PROF.DR. ALİ CUMA (MISIR ESKİ MÜFTÜSÜ) GÜLEN’İN DÜŞÜNCE VE AKSİYONU ÜZERİNE PEK ÇOK AKADEMİK ÇALIŞMA YAPILDI
Prof. Dr. Ahmet Ali Rebi’ (Ezher Üniversitesi, Mısır) Gülen’in fikirleri ilk günden itibaren Kitap ve Sünnet üzerine bina edilmiştir. Gülen, Kitap ve Sünnet’i kendisine rehber edinmiş ve hiç bir hal ve durumda da bu çizgi dışına çıkmamış, i’tidalini korumuş ve herhangi bir marjinalliğe kaymamıştır. Biz Hizmet Hareketi’nin “Sapık Fırka” olarak nitelendirilmesini duyunca dedik ki bu söz yalandır. “Ağızlarından çıkan o söz ne dehşetli bir söz! Onların iddia ettikleri, sırf yalandan ibaret!”

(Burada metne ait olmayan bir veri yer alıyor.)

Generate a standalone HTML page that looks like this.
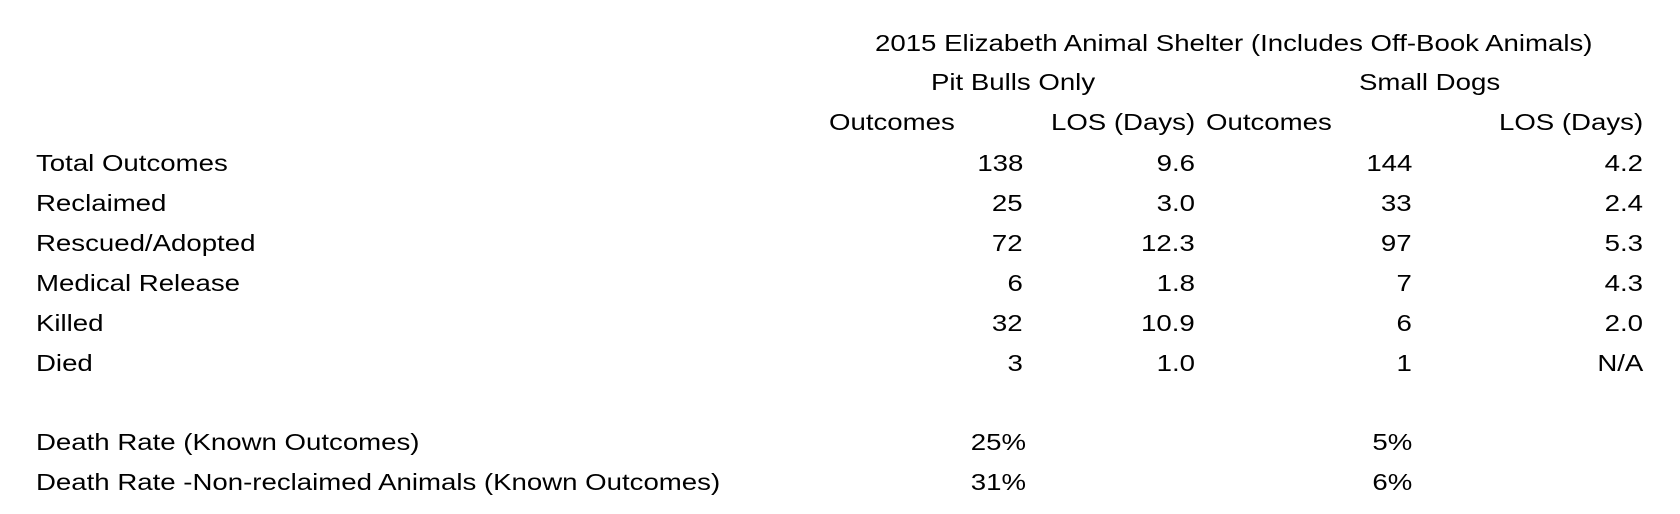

Prof.Dr. Abdülmecîd BûŞepke (Şuayb ed-Dükâlî Üniversitesi, Fas) ise “Hizmeti tenkit edenler, kesinlikle üstad Fethullah’ın kitaplarını okumayanlar, onu tanımayanlardır.” diyerek raporu hazırlayanların Gülen’in eserlerini gerçekten okumadıklarını veya okusalar bile hakikatleri görmezlikten geldiklerine işaret etmektedir.
En geniş değerlendirmeyi ise Prof. Dr. Ali Cuma (Mısır Eski Müftüsü) yaparak; Görmez’in rapor ile ilgili: “Diyanet İşleri Başkanı, insanları kandırıp toplamış ve insanlar da kanmışlar sözüne. Onlara diyorum ki: Fethullah Gülen Hocaefendi’nin kitaplarını tekrar okuyun. Nerede sizin o bahsettiğiniz kuru ithamlarınız. Hepsi evhamdan ibaret.”
“Bunların yaptıkları, insanların kafasını karıştırma, aldatma, yalan.”
Ayrıca Gülen’in, düşünce ve aksiyonu üzerine pek çok akademik çalışmanın yapıldığını ve yapılmakta olduğunu da hatırlatmakta fayda vardır.”dedi.
Sonuç olarak; Prof.dr. Rebi’nin Gülen adına tespiti hakkın ortaya konulması adına oldukça önemlidir. Diğer taraftan Diyanet’i temsil edenlerin milletimZize ciddi hizmetler etmiş bir kurumu böyle bir seviyesizliğe düşürmesi de tarihi bir talihsizliktir.Bu çerçevede hem rasyonel hem de vicdanî açıdan Görmez ve temsil ettiği Diyanet câmiasının, tanıyıp bildikleri, inanç, görüş ve hizmetini takdir ettikleri ve İslam Dini’nin ruhuna uygun olmayan hiç bir yaklaşımını bulamadıkları Fethullah Gülen Hocaefendi’yi, cımbızlama mühendisliği ile din dışı bir anlayışla itham etmeye kalkışmalarını hakperestlik ve insaf ile bağdaştırmak mümkün müdür!?